Required task: Below are some records: retype them all exactly, but not the pictures.

Plotting code records:
★ ★ ★ ★

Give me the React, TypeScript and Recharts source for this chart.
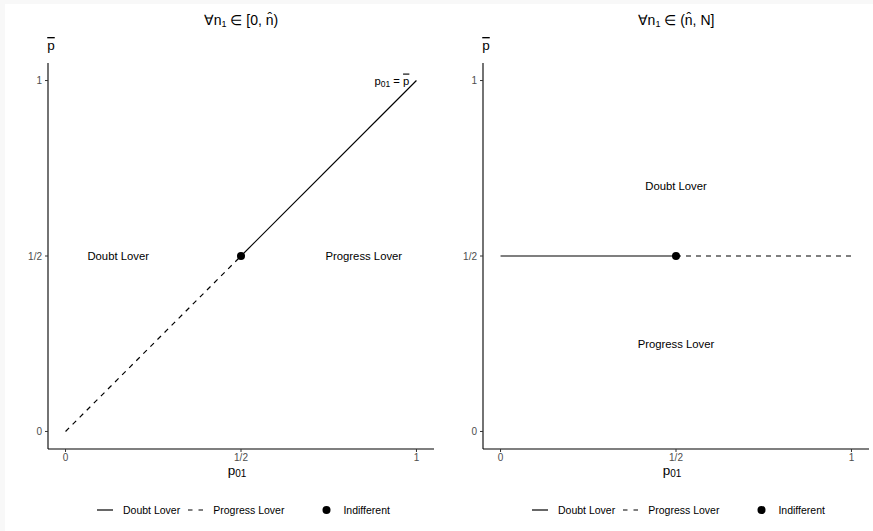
import React from 'react';
import { ComposedChart, Line, Scatter, XAxis, YAxis, ReferenceDot, Legend } from 'recharts';

// tick positions and labels shared by both panels
const TICKS = [0, 0.5, 1];
const TICK_LABELS: Record<string, string> = { '0': '0', '0.5': '1/2', '1': '1' };

// left panel: n1 in [0, n-hat)
const leftSolid = [{ x: 0.5, y: 0.5 }, { x: 1, y: 1 }];
const leftDashed = [{ x: 0, y: 0 }, { x: 0.5, y: 0.5 }];
const leftNotes = [
  { x: 0.15, y: 0.5, text: 'Doubt Lover' },
  { x: 0.85, y: 0.5, text: 'Progress Lover' },
];

// right panel: n1 in (n-hat, N]
const rightSolid = [{ x: 0, y: 0.5 }, { x: 0.5, y: 0.5 }];
const rightDashed = [{ x: 0.5, y: 0.5 }, { x: 1, y: 0.5 }];
const rightNotes = [
  { x: 0.5, y: 0.7, text: 'Doubt Lover' },
  { x: 0.5, y: 0.25, text: 'Progress Lover' },
];

const indifferent = [{ x: 0.5, y: 0.5 }];
const diagNote = { x: 0.93, y: 1 };

const FONT = '"Liberation Sans", Arial, Helvetica, sans-serif';
const W = 436;
const H = 531;

const tickFmt = (v: number) => TICK_LABELS[String(v)] ?? String(v);

function LegendBox() {
  return (
    <div style={{ position: 'relative', width: W, height: 22, fontFamily: FONT, fontSize: 10.5, color: '#000' }}>
      <div style={{ position: 'absolute', left: 97, top: 0, height: 22, display: 'flex', alignItems: 'center' }}>
        <svg width={16} height={10}><line x1={0} y1={5} x2={16} y2={5} stroke="#000" strokeWidth={1.2} /></svg>
        <span style={{ marginLeft: 10 }}>Doubt Lover</span>
        <svg width={15} height={10} style={{ marginLeft: 8 }}>
          <line x1={0} y1={5} x2={15} y2={5} stroke="#000" strokeWidth={1.2} strokeDasharray="4.5 6" />
        </svg>
        <span style={{ marginLeft: 10 }}>Progress Lover</span>
        <svg width={9} height={10} style={{ marginLeft: 38 }}><circle cx={4.5} cy={5} r={4} fill="#000" /></svg>
        <span style={{ marginLeft: 12 }}>Indifferent</span>
      </div>
    </div>
  );
}

function NoteLabel(text: string) {
  return (props: any) => {
    const { viewBox } = props;
    return (
      <text x={viewBox.x + viewBox.width / 2} y={viewBox.y + viewBox.height / 2} textAnchor="middle"
        dominantBaseline="central" fontFamily={FONT} fontSize={11.3} fill="#000">
        {text}
      </text>
    );
  };
}

const diagLabel = (props: any) => {
  const { viewBox } = props;
  return (
    <text x={viewBox.x} y={viewBox.y + 4} textAnchor="middle" fontFamily={FONT} fontSize={11.3} fill="#000">
      <tspan>p</tspan>
      <tspan fontSize={8.5} dy={2}>01</tspan>
      <tspan dy={-2}> = </tspan>
      <tspan style={{ textDecoration: 'overline' }}>p</tspan>
    </text>
  );
};

const xLabel = (props: any) => {
  const { viewBox } = props;
  return (
    <text x={viewBox.x + viewBox.width / 2 - 4} y={viewBox.y + 26} textAnchor="middle" fontFamily={FONT} fontSize={13.5} fill="#000">
      <tspan>p</tspan>
      <tspan fontSize={10} dy={2}>01</tspan>
    </text>
  );
};

const yLabel = (props: any) => {
  const { viewBox } = props;
  return (
    <text x={viewBox.x + viewBox.width + 3} y={viewBox.y - 13} textAnchor="middle" fontFamily={FONT} fontSize={13.5} fill="#000"
      style={{ textDecoration: 'overline' }}>
      p
    </text>
  );
};

interface PanelProps {
  solid: { x: number; y: number }[];
  dashed: { x: number; y: number }[];
  notes: { x: number; y: number; text: string }[];
  showDiag?: boolean;
}

function Panel({ solid, dashed, notes, showDiag }: PanelProps) {
  const tickStyle = { fill: '#4d4d4d', fontSize: 10, fontFamily: FONT };
  return (
    <ComposedChart width={W} height={H} margin={{ top: 63, right: 2, bottom: 10, left: 8 }}>
      <XAxis type="number" dataKey="x" domain={[-0.05, 1.05]} ticks={TICKS} tickFormatter={tickFmt}
        allowDataOverflow height={50} tickSize={3} tickMargin={2} tick={tickStyle} fontSize={10}
        axisLine={{ stroke: '#000', strokeWidth: 1.1 }} tickLine={{ stroke: '#333' }} label={xLabel} />
      <YAxis type="number" dataKey="y" domain={[-0.05, 1.05]} ticks={TICKS} tickFormatter={tickFmt}
        allowDataOverflow width={40} tickSize={3} tickMargin={3} tick={tickStyle} fontSize={10}
        axisLine={{ stroke: '#000', strokeWidth: 1.1 }} tickLine={{ stroke: '#333' }} label={yLabel} />
      <Legend verticalAlign="bottom" height={22} content={() => <LegendBox />} wrapperStyle={{ left: 0, width: W }} />
      <Line data={dashed} dataKey="y" stroke="#000" strokeWidth={1.2} strokeDasharray="5 5" dot={false}
        isAnimationActive={false} legendType="none" />
      <Line data={solid} dataKey="y" stroke="#000" strokeWidth={1.2} dot={false}
        isAnimationActive={false} legendType="none" />
      <Scatter data={indifferent} dataKey="y" fill="#000" isAnimationActive={false} legendType="none"
        shape={(p: any) => <circle cx={p.cx} cy={p.cy} r={4} fill="#000" />} />
      {notes.map((n) => (
        <ReferenceDot key={n.text} x={n.x} y={n.y} r={0} stroke="none" fill="none" label={NoteLabel(n.text)} />
      ))}
      {showDiag && (
        <ReferenceDot x={diagNote.x} y={diagNote.y} r={0} stroke="none" fill="none" label={diagLabel} />
      )}
    </ComposedChart>
  );
}

const titleStyle: React.CSSProperties = {
  position: 'absolute', top: 12, width: 300, textAlign: 'center', fontFamily: FONT, fontSize: 14, color: '#000',
};

export default function App() {
  return (
    <div style={{ position: 'absolute', left: 0, top: 0, width: 873, height: 531, background: '#f8f8f8', overflow: 'hidden' }}>
      <div style={{ position: 'absolute', left: 5, top: 4, width: 868, height: 527, background: '#fff' }} />
      <div style={{ ...titleStyle, left: 241 - 150 }}>
        ∀n<sub style={{ fontSize: 9, verticalAlign: '-2px' }}>1</sub> ∈ [0, n̂)
      </div>
      <div style={{ ...titleStyle, left: 676 - 150 }}>
        ∀n<sub style={{ fontSize: 9, verticalAlign: '-2px' }}>1</sub> ∈ (n̂, N]
      </div>
      <div style={{ position: 'absolute', left: 0, top: 0 }}>
        <Panel solid={leftSolid} dashed={leftDashed} notes={leftNotes} showDiag />
      </div>
      <div style={{ position: 'absolute', left: 435, top: 0 }}>
        <Panel solid={rightSolid} dashed={rightDashed} notes={rightNotes} />
      </div>
    </div>
  );
}
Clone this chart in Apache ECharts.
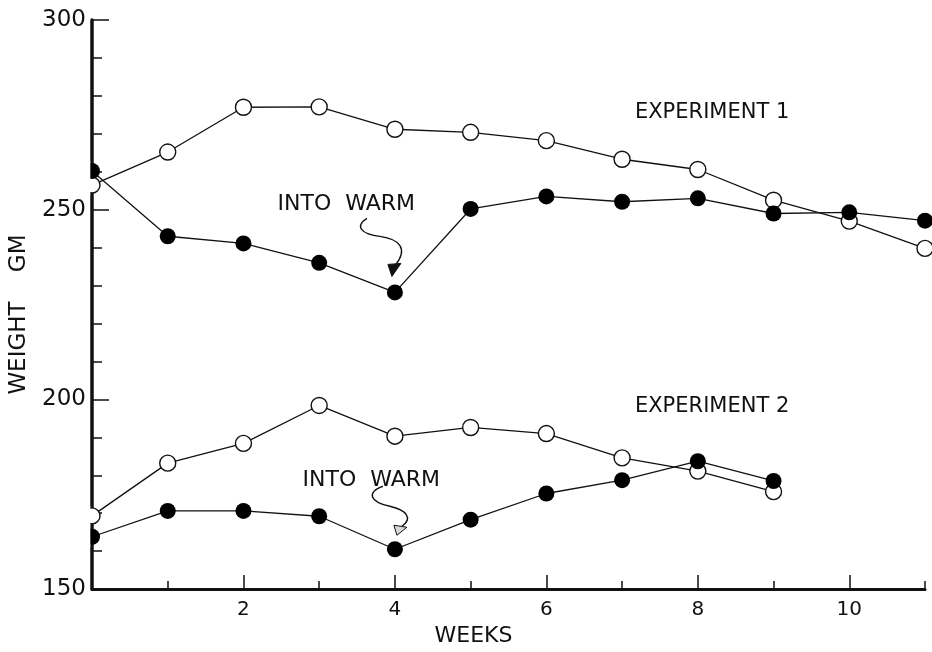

★ ★ ★ ★

Response:
Give me the React, TypeScript and Recharts source for this chart.
import React from 'react';
import { ComposedChart, Line, Scatter, XAxis, YAxis, ReferenceDot, Legend } from 'recharts';

// tick positions and labels shared by both panels
const TICKS = [0, 0.5, 1];
const TICK_LABELS: Record<string, string> = { '0': '0', '0.5': '1/2', '1': '1' };

// left panel: n1 in [0, n-hat)
const leftSolid = [{ x: 0.5, y: 0.5 }, { x: 1, y: 1 }];
const leftDashed = [{ x: 0, y: 0 }, { x: 0.5, y: 0.5 }];
const leftNotes = [
  { x: 0.15, y: 0.5, text: 'Doubt Lover' },
  { x: 0.85, y: 0.5, text: 'Progress Lover' },
];

// right panel: n1 in (n-hat, N]
const rightSolid = [{ x: 0, y: 0.5 }, { x: 0.5, y: 0.5 }];
const rightDashed = [{ x: 0.5, y: 0.5 }, { x: 1, y: 0.5 }];
const rightNotes = [
  { x: 0.5, y: 0.7, text: 'Doubt Lover' },
  { x: 0.5, y: 0.25, text: 'Progress Lover' },
];

const indifferent = [{ x: 0.5, y: 0.5 }];
const diagNote = { x: 0.93, y: 1 };

const FONT = '"Liberation Sans", Arial, Helvetica, sans-serif';
const W = 436;
const H = 531;

const tickFmt = (v: number) => TICK_LABELS[String(v)] ?? String(v);

function LegendBox() {
  return (
    <div style={{ position: 'relative', width: W, height: 22, fontFamily: FONT, fontSize: 10.5, color: '#000' }}>
      <div style={{ position: 'absolute', left: 97, top: 0, height: 22, display: 'flex', alignItems: 'center' }}>
        <svg width={16} height={10}><line x1={0} y1={5} x2={16} y2={5} stroke="#000" strokeWidth={1.2} /></svg>
        <span style={{ marginLeft: 10 }}>Doubt Lover</span>
        <svg width={15} height={10} style={{ marginLeft: 8 }}>
          <line x1={0} y1={5} x2={15} y2={5} stroke="#000" strokeWidth={1.2} strokeDasharray="4.5 6" />
        </svg>
        <span style={{ marginLeft: 10 }}>Progress Lover</span>
        <svg width={9} height={10} style={{ marginLeft: 38 }}><circle cx={4.5} cy={5} r={4} fill="#000" /></svg>
        <span style={{ marginLeft: 12 }}>Indifferent</span>
      </div>
    </div>
  );
}

function NoteLabel(text: string) {
  return (props: any) => {
    const { viewBox } = props;
    return (
      <text x={viewBox.x + viewBox.width / 2} y={viewBox.y + viewBox.height / 2} textAnchor="middle"
        dominantBaseline="central" fontFamily={FONT} fontSize={11.3} fill="#000">
        {text}
      </text>
    );
  };
}

const diagLabel = (props: any) => {
  const { viewBox } = props;
  return (
    <text x={viewBox.x} y={viewBox.y + 4} textAnchor="middle" fontFamily={FONT} fontSize={11.3} fill="#000">
      <tspan>p</tspan>
      <tspan fontSize={8.5} dy={2}>01</tspan>
      <tspan dy={-2}> = </tspan>
      <tspan style={{ textDecoration: 'overline' }}>p</tspan>
    </text>
  );
};

const xLabel = (props: any) => {
  const { viewBox } = props;
  return (
    <text x={viewBox.x + viewBox.width / 2 - 4} y={viewBox.y + 26} textAnchor="middle" fontFamily={FONT} fontSize={13.5} fill="#000">
      <tspan>p</tspan>
      <tspan fontSize={10} dy={2}>01</tspan>
    </text>
  );
};

const yLabel = (props: any) => {
  const { viewBox } = props;
  return (
    <text x={viewBox.x + viewBox.width + 3} y={viewBox.y - 13} textAnchor="middle" fontFamily={FONT} fontSize={13.5} fill="#000"
      style={{ textDecoration: 'overline' }}>
      p
    </text>
  );
};

interface PanelProps {
  solid: { x: number; y: number }[];
  dashed: { x: number; y: number }[];
  notes: { x: number; y: number; text: string }[];
  showDiag?: boolean;
}

function Panel({ solid, dashed, notes, showDiag }: PanelProps) {
  const tickStyle = { fill: '#4d4d4d', fontSize: 10, fontFamily: FONT };
  return (
    <ComposedChart width={W} height={H} margin={{ top: 63, right: 2, bottom: 10, left: 8 }}>
      <XAxis type="number" dataKey="x" domain={[-0.05, 1.05]} ticks={TICKS} tickFormatter={tickFmt}
        allowDataOverflow height={50} tickSize={3} tickMargin={2} tick={tickStyle} fontSize={10}
        axisLine={{ stroke: '#000', strokeWidth: 1.1 }} tickLine={{ stroke: '#333' }} label={xLabel} />
      <YAxis type="number" dataKey="y" domain={[-0.05, 1.05]} ticks={TICKS} tickFormatter={tickFmt}
        allowDataOverflow width={40} tickSize={3} tickMargin={3} tick={tickStyle} fontSize={10}
        axisLine={{ stroke: '#000', strokeWidth: 1.1 }} tickLine={{ stroke: '#333' }} label={yLabel} />
      <Legend verticalAlign="bottom" height={22} content={() => <LegendBox />} wrapperStyle={{ left: 0, width: W }} />
      <Line data={dashed} dataKey="y" stroke="#000" strokeWidth={1.2} strokeDasharray="5 5" dot={false}
        isAnimationActive={false} legendType="none" />
      <Line data={solid} dataKey="y" stroke="#000" strokeWidth={1.2} dot={false}
        isAnimationActive={false} legendType="none" />
      <Scatter data={indifferent} dataKey="y" fill="#000" isAnimationActive={false} legendType="none"
        shape={(p: any) => <circle cx={p.cx} cy={p.cy} r={4} fill="#000" />} />
      {notes.map((n) => (
        <ReferenceDot key={n.text} x={n.x} y={n.y} r={0} stroke="none" fill="none" label={NoteLabel(n.text)} />
      ))}
      {showDiag && (
        <ReferenceDot x={diagNote.x} y={diagNote.y} r={0} stroke="none" fill="none" label={diagLabel} />
      )}
    </ComposedChart>
  );
}

const titleStyle: React.CSSProperties = {
  position: 'absolute', top: 12, width: 300, textAlign: 'center', fontFamily: FONT, fontSize: 14, color: '#000',
};

export default function App() {
  return (
    <div style={{ position: 'absolute', left: 0, top: 0, width: 873, height: 531, background: '#f8f8f8', overflow: 'hidden' }}>
      <div style={{ position: 'absolute', left: 5, top: 4, width: 868, height: 527, background: '#fff' }} />
      <div style={{ ...titleStyle, left: 241 - 150 }}>
        ∀n<sub style={{ fontSize: 9, verticalAlign: '-2px' }}>1</sub> ∈ [0, n̂)
      </div>
      <div style={{ ...titleStyle, left: 676 - 150 }}>
        ∀n<sub style={{ fontSize: 9, verticalAlign: '-2px' }}>1</sub> ∈ (n̂, N]
      </div>
      <div style={{ position: 'absolute', left: 0, top: 0 }}>
        <Panel solid={leftSolid} dashed={leftDashed} notes={leftNotes} showDiag />
      </div>
      <div style={{ position: 'absolute', left: 435, top: 0 }}>
        <Panel solid={rightSolid} dashed={rightDashed} notes={rightNotes} />
      </div>
    </div>
  );
}
Clone this chart in Apache ECharts.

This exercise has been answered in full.